Influence of higher-order nonlinear effects on optical solitons of the complex Swift-Hohenberg model in the mode-locked fiber laser

Abstract

The complex Swift-Hohenberg equation (CSHE) has been widely studied in recent years. It is a more real model in the mode-locked fiber laser with the saturable absorber due to the addition of the diffraction term compared with the complex Ginzburg-Landau equation. In this work, the dynamics process of the traditional soliton and M−type soliton pulses in the mode-locked fiber laser is demonstrated based on the CSHE model with higher-order nonlinear effects. The results show that with the increase of the small signal gain coefficient, the number of soliton molecules adds gradually. Under the same transmission conditions, the transmission of M−type solitons in the laser are more stable than that of single solitons. By adding the self-steepening effect, it can be found that the time-domain shift due to higher-order dispersion effects is compensated. The self-frequency shift effect caused by the Raman scattering can produce not only time domain shift, but also frequency domain shift.

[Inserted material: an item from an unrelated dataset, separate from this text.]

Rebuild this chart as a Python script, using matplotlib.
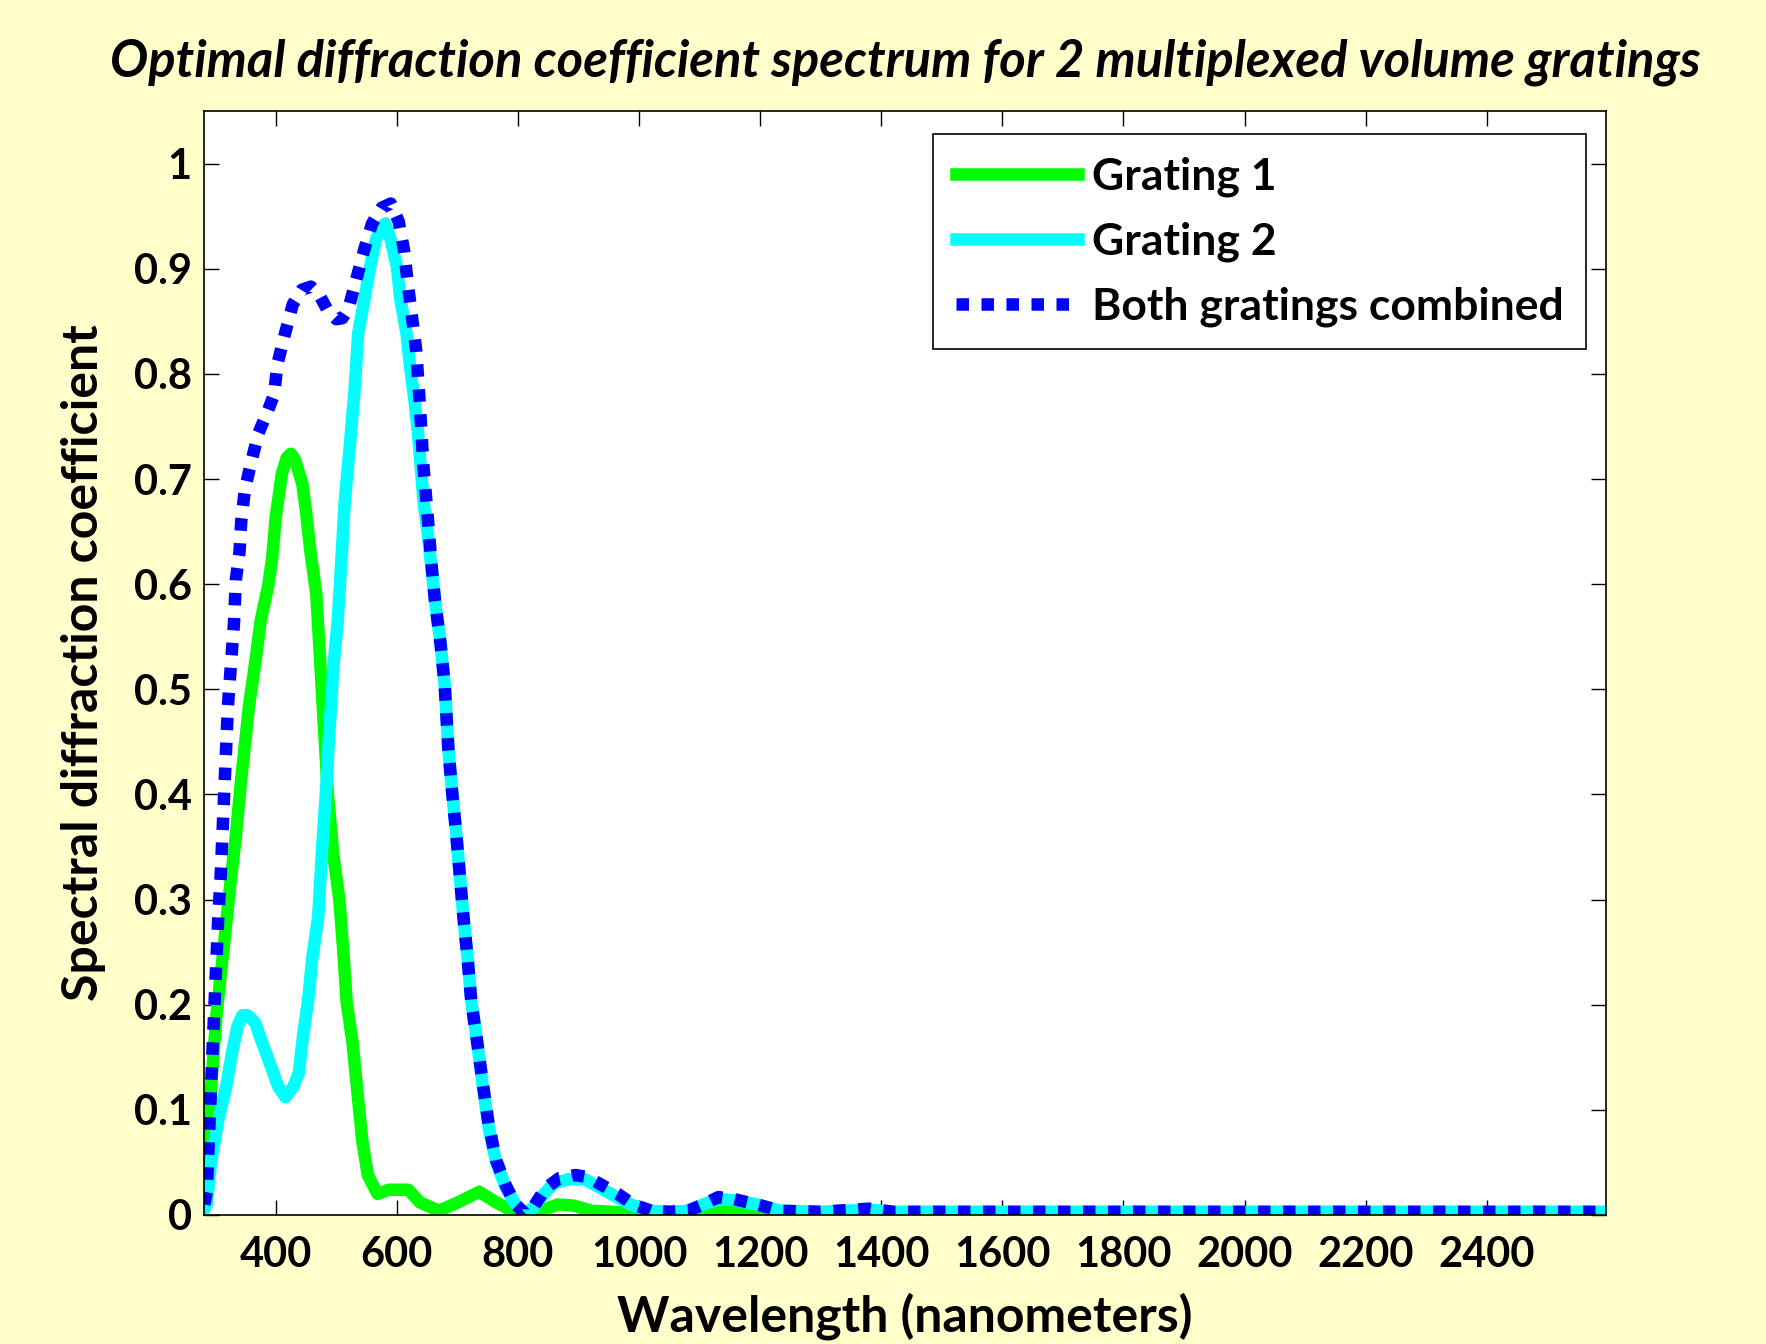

Moreover, the addition of higher-order diffraction term can describe the spectral response of multiple peaks, and makes the pulse spectrum show the asymmetric propagation in the transmission process. Finally, the increase of the length of the single-mode fiber on the right side of the gain fiber in the optical circuit will not only shift the center position of the output pulse backward, but also make the pulse energy show a ladder type downward trend.